**What is asked:**
Leave the pictures out and quote every line from the start of the listing to the line with "-0.69, -0.68, -0.66]", inclusive.

**Collected data:**
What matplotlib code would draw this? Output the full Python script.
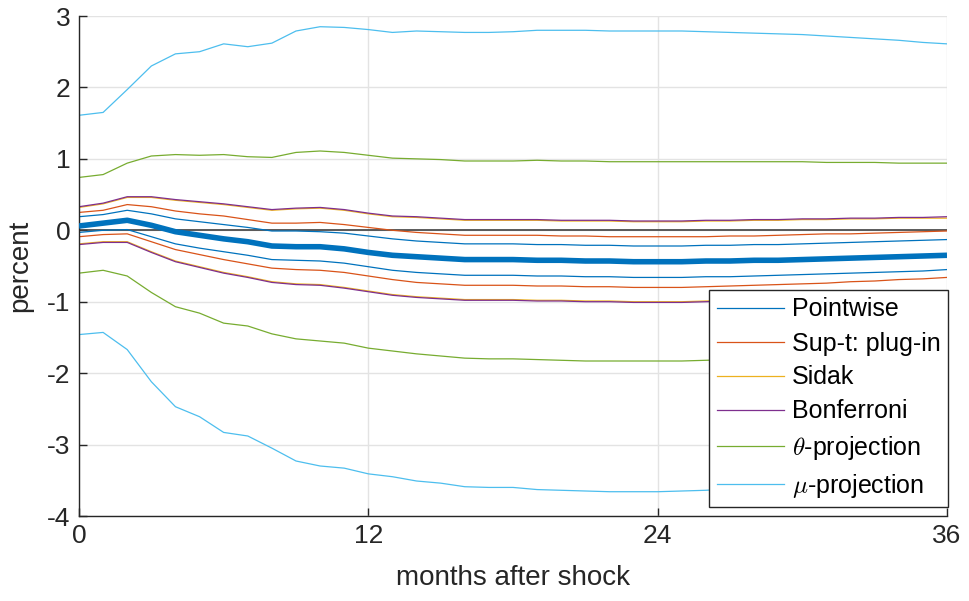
import numpy as np
import matplotlib
matplotlib.use('Agg')
import matplotlib.pyplot as plt

plt.rcParams['font.family'] = ['Liberation Sans', 'DejaVu Sans']
plt.rcParams['mathtext.fontset'] = 'cm'
plt.rcParams['axes.unicode_minus'] = False

# meses apos o choque
months = np.arange(0, 37)

irf = [0.06, 0.10, 0.14, 0.07, -0.02, -0.07, -0.12, -0.16, -0.22, -0.23, -0.23, -0.26, -0.31,
       -0.35, -0.37, -0.39, -0.41, -0.41, -0.41, -0.42, -0.42, -0.43, -0.43, -0.44, -0.44,
       -0.44, -0.43, -0.43, -0.42, -0.42, -0.41, -0.40, -0.39, -0.38, -0.37, -0.36, -0.35]

pw_hi = [0.19, 0.22, 0.28, 0.23, 0.16, 0.12, 0.08, 0.04, -0.01, -0.01, -0.02, -0.04, -0.08,
         -0.12, -0.15, -0.17, -0.19, -0.19, -0.19, -0.20, -0.20, -0.21, -0.21, -0.22, -0.22,
         -0.22, -0.21, -0.21, -0.20, -0.20, -0.19, -0.18, -0.17, -0.16, -0.15, -0.14, -0.13]
pw_lo = [-0.03, 0.00, 0.01, -0.09, -0.19, -0.25, -0.30, -0.35, -0.41, -0.42, -0.43, -0.46, -0.51,
         -0.56, -0.59, -0.61, -0.63, -0.63, -0.63, -0.64, -0.64, -0.65, -0.65, -0.66, -0.66,
         -0.66, -0.65, -0.65, -0.64, -0.63, -0.62, -0.61, -0.60, -0.59, -0.58, -0.57, -0.55]

supt_hi = [0.25, 0.28, 0.36, 0.33, 0.27, 0.23, 0.20, 0.15, 0.10, 0.10, 0.11, 0.08, 0.04,
           0.00, -0.03, -0.05, -0.07, -0.07, -0.07, -0.07, -0.08, -0.08, -0.09, -0.09, -0.09,
           -0.09, -0.09, -0.08, -0.08, -0.07, -0.06, -0.05, -0.05, -0.04, -0.03, -0.02, -0.01]
supt_lo = [-0.09, -0.06, -0.05, -0.16, -0.27, -0.34, -0.41, -0.47, -0.53, -0.55, -0.56, -0.59, -0.64,
           -0.69, -0.73, -0.75, -0.77, -0.77, -0.77, -0.78, -0.78, -0.79, -0.79, -0.80, -0.80,
           -0.80, -0.79, -0.78, -0.77, -0.76, -0.75, -0.74, -0.72, -0.71, -0.69, -0.68, -0.66]

sidak_hi = [0.32, 0.37, 0.46, 0.46, 0.42, 0.39, 0.36, 0.32, 0.28, 0.30, 0.31, 0.28, 0.23,
            0.19, 0.18, 0.16, 0.14, 0.14, 0.14, 0.14, 0.13, 0.13, 0.13, 0.12, 0.12,
            0.12, 0.13, 0.13, 0.14, 0.14, 0.15, 0.15, 0.16, 0.16, 0.17, 0.17, 0.17]
sidak_lo = [-0.19, -0.16, -0.16, -0.30, -0.43, -0.51, -0.59, -0.65, -0.72, -0.75, -0.76, -0.80, -0.85,
            -0.90, -0.93, -0.95, -0.97, -0.97, -0.97, -0.98, -0.98, -0.99, -0.99, -1.00, -1.00,
            -1.00, -0.99, -0.98, -0.97, -0.96, -0.95, -0.93, -0.92, -0.90, -0.89, -0.87, -0.85]

bonf_hi = [0.33, 0.38, 0.47, 0.47, 0.43, 0.40, 0.37, 0.33, 0.29, 0.31, 0.32, 0.29, 0.24,
           0.20, 0.19, 0.17, 0.15, 0.15, 0.15, 0.15, 0.14, 0.14, 0.14, 0.13, 0.13,
           0.13, 0.14, 0.14, 0.15, 0.15, 0.16, 0.16, 0.17, 0.17, 0.18, 0.18, 0.19]
bonf_lo = [-0.20, -0.17, -0.17, -0.31, -0.44, -0.52, -0.60, -0.66, -0.73, -0.76, -0.77, -0.81, -0.86,
           -0.91, -0.94, -0.96, -0.98, -0.98, -0.98, -0.99, -0.99, -1.00, -1.00, -1.01, -1.01,
           -1.01, -1.00, -0.99, -0.98, -0.97, -0.96, -0.94, -0.93, -0.91, -0.90, -0.88, -0.86]

theta_hi = [0.74, 0.78, 0.94, 1.04, 1.06, 1.05, 1.06, 1.03, 1.02, 1.09, 1.11, 1.09, 1.05,
            1.01, 1.00, 0.99, 0.97, 0.97, 0.97, 0.98, 0.97, 0.97, 0.96, 0.96, 0.96,
            0.96, 0.96, 0.96, 0.96, 0.96, 0.96, 0.95, 0.95, 0.95, 0.94, 0.94, 0.94]
theta_lo = [-0.60, -0.56, -0.64, -0.87, -1.07, -1.16, -1.30, -1.34, -1.45, -1.52, -1.55, -1.58, -1.65,
            -1.69, -1.73, -1.76, -1.79, -1.80, -1.80, -1.81, -1.82, -1.83, -1.83, -1.83, -1.83,
            -1.83, -1.82, -1.81, -1.79, -1.77, -1.75, -1.73, -1.71, -1.69, -1.67, -1.64, -1.61]

mu_hi = [1.61, 1.65, 1.97, 2.30, 2.47, 2.50, 2.61, 2.57, 2.62, 2.79, 2.85, 2.84, 2.81,
         2.77, 2.79, 2.78, 2.77, 2.77, 2.78, 2.80, 2.80, 2.80, 2.79, 2.79, 2.79,
         2.79, 2.78, 2.77, 2.76, 2.75, 2.74, 2.72, 2.70, 2.68, 2.66, 2.63, 2.61]
mu_lo = [-1.46, -1.43, -1.67, -2.12, -2.47, -2.61, -2.83, -2.88, -3.05, -3.23, -3.30, -3.33, -3.41,
         -3.45, -3.51, -3.54, -3.59, -3.60, -3.60, -3.63, -3.64, -3.65, -3.66, -3.66, -3.66,
         -3.65, -3.64, -3.62, -3.60, -3.57, -3.54, -3.50, -3.47, -3.43, -3.39, -3.34, -3.29]

labels = ['Pointwise', 'Sup-t: plug-in', 'Sidak', 'Bonferroni',
          r'$\theta$-projection', r'$\mu$-projection']
colors = ['#0072BD', '#D95319', '#EDB120', '#7E2F8E', '#77AC30', '#4DBEEE']
bands = [(pw_hi, pw_lo), (supt_hi, supt_lo), (sidak_hi, sidak_lo),
         (bonf_hi, bonf_lo), (theta_hi, theta_lo), (mu_hi, mu_lo)]

fig = plt.figure(figsize=(9.69, 6.01), dpi=100)
ax = fig.add_axes([79/969, 1-516/601, 868/969, 500/601])

ax.axhline(0, color='#404040', lw=1.2, zorder=1)

handles = []
for (hi, lo), c, lab in zip(bands, colors, labels):
    h, = ax.plot(months, hi, color=c, lw=0.9, label=lab, zorder=2)
    ax.plot(months, lo, color=c, lw=0.9, zorder=2)
    handles.append(h)

ax.plot(months, irf, color='#0072BD', lw=4, zorder=3, solid_capstyle='butt')

ax.set_xlim(0, 36)
ax.set_ylim(-4, 3)
ax.set_xticks([0, 12, 24, 36])
ax.set_yticks(range(-4, 4))
ax.grid(True, color='#e3e3e3', lw=1)
ax.set_axisbelow(True)
for s in ['top', 'right']:
    ax.spines[s].set_visible(False)
for s in ['left', 'bottom']:
    ax.spines[s].set_color('#262626')
    ax.spines[s].set_linewidth(1)
ax.tick_params(direction='in', length=6, width=1, colors='#262626',
               labelsize=19, pad=6)
ax.set_xlabel('months after shock', fontsize=20, color='#262626', labelpad=12)
ax.set_ylabel('percent', fontsize=20, color='#262626', labelpad=10)

leg = ax.legend(handles=handles, loc='lower right', bbox_to_anchor=(1.001, 0.018),
                borderaxespad=0, fontsize=18, frameon=True, fancybox=False,
                handlelength=2.7, handletextpad=0.3, labelspacing=0.4,
                borderpad=0.3)
leg.get_frame().set_edgecolor('#262626')
leg.get_frame().set_linewidth(1)
leg.get_frame().set_alpha(1)

plt.savefig('out.png', dpi=100)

**Solution to the exercise:**
What matplotlib code would draw this? Output the full Python script.
import numpy as np
import matplotlib
matplotlib.use('Agg')
import matplotlib.pyplot as plt

plt.rcParams['font.family'] = ['Liberation Sans', 'DejaVu Sans']
plt.rcParams['mathtext.fontset'] = 'cm'
plt.rcParams['axes.unicode_minus'] = False

# meses apos o choque
months = np.arange(0, 37)

irf = [0.06, 0.10, 0.14, 0.07, -0.02, -0.07, -0.12, -0.16, -0.22, -0.23, -0.23, -0.26, -0.31,
       -0.35, -0.37, -0.39, -0.41, -0.41, -0.41, -0.42, -0.42, -0.43, -0.43, -0.44, -0.44,
       -0.44, -0.43, -0.43, -0.42, -0.42, -0.41, -0.40, -0.39, -0.38, -0.37, -0.36, -0.35]

pw_hi = [0.19, 0.22, 0.28, 0.23, 0.16, 0.12, 0.08, 0.04, -0.01, -0.01, -0.02, -0.04, -0.08,
         -0.12, -0.15, -0.17, -0.19, -0.19, -0.19, -0.20, -0.20, -0.21, -0.21, -0.22, -0.22,
         -0.22, -0.21, -0.21, -0.20, -0.20, -0.19, -0.18, -0.17, -0.16, -0.15, -0.14, -0.13]
pw_lo = [-0.03, 0.00, 0.01, -0.09, -0.19, -0.25, -0.30, -0.35, -0.41, -0.42, -0.43, -0.46, -0.51,
         -0.56, -0.59, -0.61, -0.63, -0.63, -0.63, -0.64, -0.64, -0.65, -0.65, -0.66, -0.66,
         -0.66, -0.65, -0.65, -0.64, -0.63, -0.62, -0.61, -0.60, -0.59, -0.58, -0.57, -0.55]

supt_hi = [0.25, 0.28, 0.36, 0.33, 0.27, 0.23, 0.20, 0.15, 0.10, 0.10, 0.11, 0.08, 0.04,
           0.00, -0.03, -0.05, -0.07, -0.07, -0.07, -0.07, -0.08, -0.08, -0.09, -0.09, -0.09,
           -0.09, -0.09, -0.08, -0.08, -0.07, -0.06, -0.05, -0.05, -0.04, -0.03, -0.02, -0.01]
supt_lo = [-0.09, -0.06, -0.05, -0.16, -0.27, -0.34, -0.41, -0.47, -0.53, -0.55, -0.56, -0.59, -0.64,
           -0.69, -0.73, -0.75, -0.77, -0.77, -0.77, -0.78, -0.78, -0.79, -0.79, -0.80, -0.80,
           -0.80, -0.79, -0.78, -0.77, -0.76, -0.75, -0.74, -0.72, -0.71, -0.69, -0.68, -0.66]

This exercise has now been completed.